• [THE REQUEST]: Line by line, repeat the data below exactly, beginning at the first line and ending at the line with "(upper) at (545,100.5)". Omit pictures.

• [SUPPLIED DATA]:
|---|

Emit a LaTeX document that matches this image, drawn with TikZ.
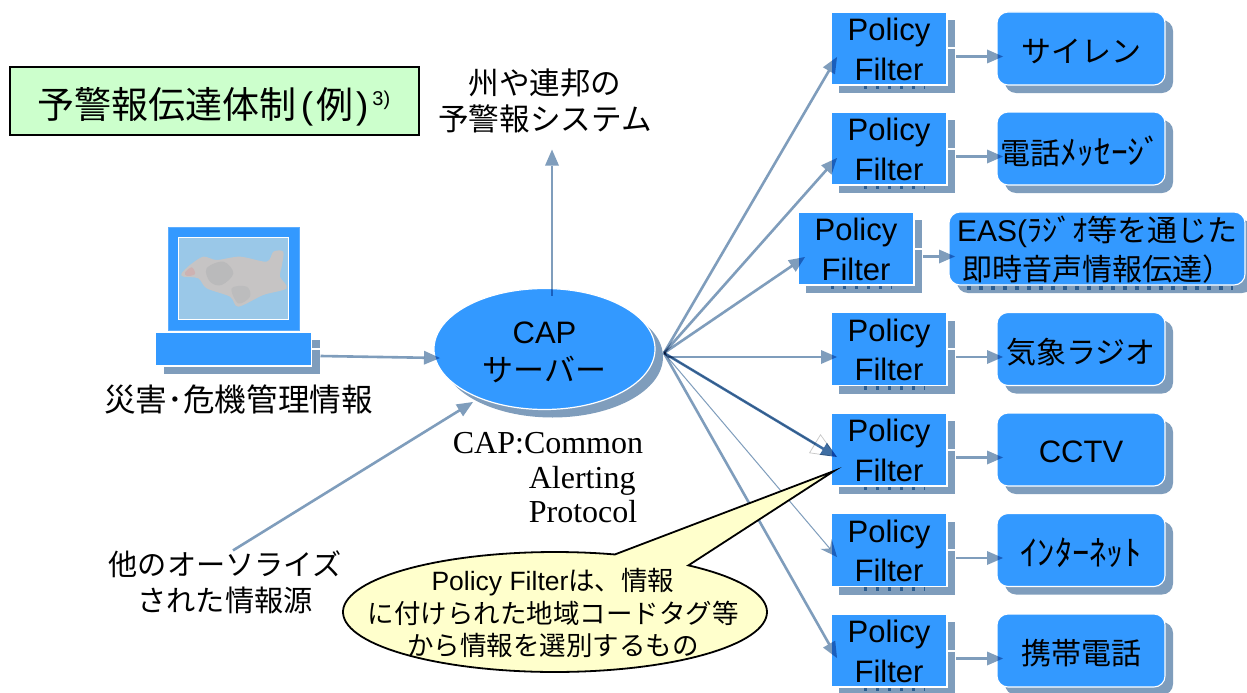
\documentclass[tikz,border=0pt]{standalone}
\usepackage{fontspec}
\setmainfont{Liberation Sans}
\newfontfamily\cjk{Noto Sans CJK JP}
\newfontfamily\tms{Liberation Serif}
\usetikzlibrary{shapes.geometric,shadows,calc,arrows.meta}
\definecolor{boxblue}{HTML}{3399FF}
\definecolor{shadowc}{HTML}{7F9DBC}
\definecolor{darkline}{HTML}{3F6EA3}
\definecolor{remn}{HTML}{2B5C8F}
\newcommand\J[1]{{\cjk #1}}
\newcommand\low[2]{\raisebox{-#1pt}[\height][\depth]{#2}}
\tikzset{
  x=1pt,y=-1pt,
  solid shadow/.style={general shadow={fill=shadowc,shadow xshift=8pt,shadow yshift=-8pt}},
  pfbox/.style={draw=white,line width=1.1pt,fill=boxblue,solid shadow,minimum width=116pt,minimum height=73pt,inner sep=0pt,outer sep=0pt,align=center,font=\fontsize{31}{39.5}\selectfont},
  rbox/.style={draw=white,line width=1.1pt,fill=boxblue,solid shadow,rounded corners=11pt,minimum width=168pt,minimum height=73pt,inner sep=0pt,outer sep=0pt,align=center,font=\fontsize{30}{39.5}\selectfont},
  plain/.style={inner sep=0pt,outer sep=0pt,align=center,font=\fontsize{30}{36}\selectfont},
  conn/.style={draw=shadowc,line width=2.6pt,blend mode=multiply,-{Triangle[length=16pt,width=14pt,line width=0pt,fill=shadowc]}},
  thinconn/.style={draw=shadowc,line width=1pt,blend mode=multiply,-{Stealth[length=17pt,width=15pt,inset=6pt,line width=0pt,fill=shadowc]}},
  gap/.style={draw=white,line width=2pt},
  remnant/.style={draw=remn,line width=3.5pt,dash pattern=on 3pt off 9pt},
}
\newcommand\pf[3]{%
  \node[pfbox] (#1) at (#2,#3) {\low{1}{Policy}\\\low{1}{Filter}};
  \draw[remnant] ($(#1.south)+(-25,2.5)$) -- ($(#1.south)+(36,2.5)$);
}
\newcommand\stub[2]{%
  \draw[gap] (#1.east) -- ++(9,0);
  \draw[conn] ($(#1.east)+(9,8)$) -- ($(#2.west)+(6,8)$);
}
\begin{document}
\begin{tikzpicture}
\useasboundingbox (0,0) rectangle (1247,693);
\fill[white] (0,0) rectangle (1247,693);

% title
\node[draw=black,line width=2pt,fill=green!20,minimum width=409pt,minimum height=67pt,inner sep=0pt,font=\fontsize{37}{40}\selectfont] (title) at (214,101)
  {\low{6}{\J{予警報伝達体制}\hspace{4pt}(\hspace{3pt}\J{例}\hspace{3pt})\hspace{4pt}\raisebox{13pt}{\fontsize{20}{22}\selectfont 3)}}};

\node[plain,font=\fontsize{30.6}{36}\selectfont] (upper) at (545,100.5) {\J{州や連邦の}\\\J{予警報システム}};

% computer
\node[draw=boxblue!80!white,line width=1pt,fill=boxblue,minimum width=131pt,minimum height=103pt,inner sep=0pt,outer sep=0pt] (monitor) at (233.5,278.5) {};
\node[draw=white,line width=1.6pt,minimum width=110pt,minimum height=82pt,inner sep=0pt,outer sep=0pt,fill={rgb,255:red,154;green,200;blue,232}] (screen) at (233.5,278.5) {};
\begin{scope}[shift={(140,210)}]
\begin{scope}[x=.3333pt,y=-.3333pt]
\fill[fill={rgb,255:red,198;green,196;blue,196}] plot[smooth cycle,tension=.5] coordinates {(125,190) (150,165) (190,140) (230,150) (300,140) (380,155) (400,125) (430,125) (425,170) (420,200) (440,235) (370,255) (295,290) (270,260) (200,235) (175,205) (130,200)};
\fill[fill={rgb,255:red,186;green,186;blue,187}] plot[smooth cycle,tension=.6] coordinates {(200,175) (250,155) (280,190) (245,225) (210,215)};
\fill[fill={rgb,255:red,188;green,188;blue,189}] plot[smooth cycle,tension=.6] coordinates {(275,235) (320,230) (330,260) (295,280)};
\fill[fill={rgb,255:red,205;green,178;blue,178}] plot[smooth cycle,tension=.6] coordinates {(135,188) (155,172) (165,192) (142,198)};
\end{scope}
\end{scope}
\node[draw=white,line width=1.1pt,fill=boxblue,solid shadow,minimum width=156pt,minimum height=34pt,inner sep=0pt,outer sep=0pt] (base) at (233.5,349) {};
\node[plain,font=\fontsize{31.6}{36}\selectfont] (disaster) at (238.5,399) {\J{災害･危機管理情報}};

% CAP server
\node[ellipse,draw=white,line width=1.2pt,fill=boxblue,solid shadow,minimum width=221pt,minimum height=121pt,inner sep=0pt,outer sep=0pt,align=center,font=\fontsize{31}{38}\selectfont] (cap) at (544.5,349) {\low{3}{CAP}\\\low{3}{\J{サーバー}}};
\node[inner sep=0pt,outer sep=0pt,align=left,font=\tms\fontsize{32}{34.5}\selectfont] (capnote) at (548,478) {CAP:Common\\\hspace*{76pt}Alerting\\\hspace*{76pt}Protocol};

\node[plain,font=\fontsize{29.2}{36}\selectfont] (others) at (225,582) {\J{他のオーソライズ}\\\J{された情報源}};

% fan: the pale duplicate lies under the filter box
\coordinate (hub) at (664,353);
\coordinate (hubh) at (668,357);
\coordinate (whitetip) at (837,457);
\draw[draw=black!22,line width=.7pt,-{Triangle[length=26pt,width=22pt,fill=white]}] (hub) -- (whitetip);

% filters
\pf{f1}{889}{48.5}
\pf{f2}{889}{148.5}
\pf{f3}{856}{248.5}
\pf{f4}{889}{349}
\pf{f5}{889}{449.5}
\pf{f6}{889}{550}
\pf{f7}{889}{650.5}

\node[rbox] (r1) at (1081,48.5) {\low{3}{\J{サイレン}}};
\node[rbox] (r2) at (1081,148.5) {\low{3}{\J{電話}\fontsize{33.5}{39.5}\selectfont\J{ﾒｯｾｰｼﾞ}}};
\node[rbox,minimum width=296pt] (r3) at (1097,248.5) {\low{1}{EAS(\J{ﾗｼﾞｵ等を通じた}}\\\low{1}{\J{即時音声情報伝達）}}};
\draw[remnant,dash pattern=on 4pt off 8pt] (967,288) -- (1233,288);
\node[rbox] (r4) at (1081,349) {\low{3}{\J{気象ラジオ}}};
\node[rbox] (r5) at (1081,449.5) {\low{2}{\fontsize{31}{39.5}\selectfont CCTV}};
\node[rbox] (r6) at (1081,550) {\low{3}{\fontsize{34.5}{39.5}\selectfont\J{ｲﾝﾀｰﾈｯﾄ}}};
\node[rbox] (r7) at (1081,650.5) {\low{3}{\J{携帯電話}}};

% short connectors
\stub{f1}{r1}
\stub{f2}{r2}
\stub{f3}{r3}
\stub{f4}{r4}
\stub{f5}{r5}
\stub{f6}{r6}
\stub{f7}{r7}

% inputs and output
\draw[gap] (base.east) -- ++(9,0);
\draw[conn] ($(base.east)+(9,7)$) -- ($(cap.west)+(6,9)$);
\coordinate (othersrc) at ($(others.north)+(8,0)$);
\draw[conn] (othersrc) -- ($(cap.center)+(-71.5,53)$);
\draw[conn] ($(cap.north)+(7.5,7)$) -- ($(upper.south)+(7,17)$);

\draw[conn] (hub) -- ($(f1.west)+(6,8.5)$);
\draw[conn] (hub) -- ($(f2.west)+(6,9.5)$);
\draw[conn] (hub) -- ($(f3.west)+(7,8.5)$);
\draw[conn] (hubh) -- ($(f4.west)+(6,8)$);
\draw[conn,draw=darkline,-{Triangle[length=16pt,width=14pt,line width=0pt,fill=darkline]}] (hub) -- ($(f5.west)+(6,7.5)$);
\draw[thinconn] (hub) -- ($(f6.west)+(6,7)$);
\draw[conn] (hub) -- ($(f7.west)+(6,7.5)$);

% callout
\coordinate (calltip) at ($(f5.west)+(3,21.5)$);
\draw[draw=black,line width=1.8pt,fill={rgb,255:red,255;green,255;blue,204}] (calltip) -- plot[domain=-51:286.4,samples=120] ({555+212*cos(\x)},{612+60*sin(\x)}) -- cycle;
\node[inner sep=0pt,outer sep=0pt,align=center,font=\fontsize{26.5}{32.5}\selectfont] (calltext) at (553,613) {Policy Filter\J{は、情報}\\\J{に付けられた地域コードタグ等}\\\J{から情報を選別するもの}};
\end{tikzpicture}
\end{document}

|---|

• [ANSWER FOR THE TASK]:
Emit a LaTeX document that matches this image, drawn with TikZ.
\documentclass[tikz,border=0pt]{standalone}
\usepackage{fontspec}
\setmainfont{Liberation Sans}
\newfontfamily\cjk{Noto Sans CJK JP}
\newfontfamily\tms{Liberation Serif}
\usetikzlibrary{shapes.geometric,shadows,calc,arrows.meta}
\definecolor{boxblue}{HTML}{3399FF}
\definecolor{shadowc}{HTML}{7F9DBC}
\definecolor{darkline}{HTML}{3F6EA3}
\definecolor{remn}{HTML}{2B5C8F}
\newcommand\J[1]{{\cjk #1}}
\newcommand\low[2]{\raisebox{-#1pt}[\height][\depth]{#2}}
\tikzset{
  x=1pt,y=-1pt,
  solid shadow/.style={general shadow={fill=shadowc,shadow xshift=8pt,shadow yshift=-8pt}},
  pfbox/.style={draw=white,line width=1.1pt,fill=boxblue,solid shadow,minimum width=116pt,minimum height=73pt,inner sep=0pt,outer sep=0pt,align=center,font=\fontsize{31}{39.5}\selectfont},
  rbox/.style={draw=white,line width=1.1pt,fill=boxblue,solid shadow,rounded corners=11pt,minimum width=168pt,minimum height=73pt,inner sep=0pt,outer sep=0pt,align=center,font=\fontsize{30}{39.5}\selectfont},
  plain/.style={inner sep=0pt,outer sep=0pt,align=center,font=\fontsize{30}{36}\selectfont},
  conn/.style={draw=shadowc,line width=2.6pt,blend mode=multiply,-{Triangle[length=16pt,width=14pt,line width=0pt,fill=shadowc]}},
  thinconn/.style={draw=shadowc,line width=1pt,blend mode=multiply,-{Stealth[length=17pt,width=15pt,inset=6pt,line width=0pt,fill=shadowc]}},
  gap/.style={draw=white,line width=2pt},
  remnant/.style={draw=remn,line width=3.5pt,dash pattern=on 3pt off 9pt},
}
\newcommand\pf[3]{%
  \node[pfbox] (#1) at (#2,#3) {\low{1}{Policy}\\\low{1}{Filter}};
  \draw[remnant] ($(#1.south)+(-25,2.5)$) -- ($(#1.south)+(36,2.5)$);
}
\newcommand\stub[2]{%
  \draw[gap] (#1.east) -- ++(9,0);
  \draw[conn] ($(#1.east)+(9,8)$) -- ($(#2.west)+(6,8)$);
}
\begin{document}
\begin{tikzpicture}
\useasboundingbox (0,0) rectangle (1247,693);
\fill[white] (0,0) rectangle (1247,693);

% title
\node[draw=black,line width=2pt,fill=green!20,minimum width=409pt,minimum height=67pt,inner sep=0pt,font=\fontsize{37}{40}\selectfont] (title) at (214,101)
  {\low{6}{\J{予警報伝達体制}\hspace{4pt}(\hspace{3pt}\J{例}\hspace{3pt})\hspace{4pt}\raisebox{13pt}{\fontsize{20}{22}\selectfont 3)}}};

\node[plain,font=\fontsize{30.6}{36}\selectfont] (upper) at (545,100.5) {\J{州や連邦の}\\\J{予警報システム}};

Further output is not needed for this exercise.